Justin Christian entered into a definitive agreement to acquire TSR, Inc. (NasdaqCM:TSRI) from Qar Industries, Inc., Zeff Capital L.P. managed by Zeff Holding Company, LLC, Robert Fitzgerald and Daniel Zeff for $30 million on May 15, 2024. Under the terms of the agreement, Justin Christian will commence a tender offer to purchase all of the outstanding shares of TSR for $13.40 per share, representing an equity value of approximately $29 million. Justin Christian has obtained a commitment letter from First Merchants Bank for up to $24 million of credit, which together with cash on hand will be used to finance the transaction. The transaction is subject to customary closing conditions, including the tender of a majority of the outstanding shares of TSR?s common stock. The buy side termination fee equates to $6 million and the sell side termination fee equates to $1.25 million. The closing of the transaction is not subject to any financing conditions or regulatory approvals. Following the successful closing of the tender offer, BCforward will acquire any remaining shares of TSR that are not tendered in the tender offer through a second-step merger at the same consideration per share paid in the tender offer. The transaction has been approved by the boards of directors of TSR. The transaction is expected to close in the third quarter of 2024.

FOCUS Investment Banking is acting as the exclusive financial advisor to TSR. Scott D. Museles and Lawrence Bard of Shulman Rogers is acting as legal advisor to TSR, Inc. Chessiecap Securities, Inc. provided a fairness opinion to the Board of Directors of TSR. Chessiecap Securities, Inc. acted as financial advisor to TSR. Stephen J. Hackman and Pierce H. Han of Ice Miller LLP acted as legal counsels to Justin Christian. Douglas K. Schnell and Nikkisha Smith Howard of Wilson Sonsini acted as legal advisors to Zeff Capital in the transaction.

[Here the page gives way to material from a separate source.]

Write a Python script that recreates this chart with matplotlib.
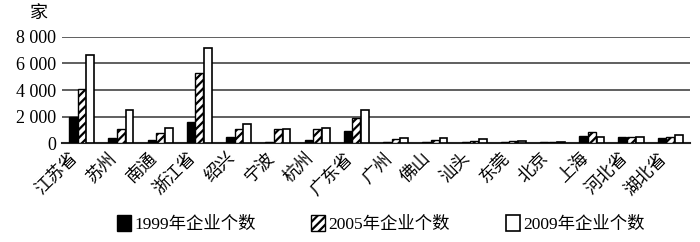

Justin Christian completed the acquisition of TSR, Inc. (NasdaqCM:TSRI) from Qar Industries, Inc., Zeff Capital L.P. managed by Zeff Holding Company, LLC, Robert Fitzgerald and Daniel Zeff on June 28, 2024. The tender offer expired at one minute past 11:59 p.m. (Eastern time) on June 27, 2024. Accordingly, the Minimum Tender Condition has been satisfied. Purchaser has accepted for payment, and will promptly pay for, all Shares that were validly tendered and not validly withdrawn pursuant to the Offer prior to the Expiration Time. As a result of its acceptance of the TSR shares tendered in the tender offer, the Purchaser has acquired a sufficient number of TSR shares to consummate the second-step merger in which any remaining shares of TSR common stock will be converted into the right to receive an amount in cash equal to $13.40 per share, which is equal to the per share price paid in the tender offer, without interest and less any required withholding taxes.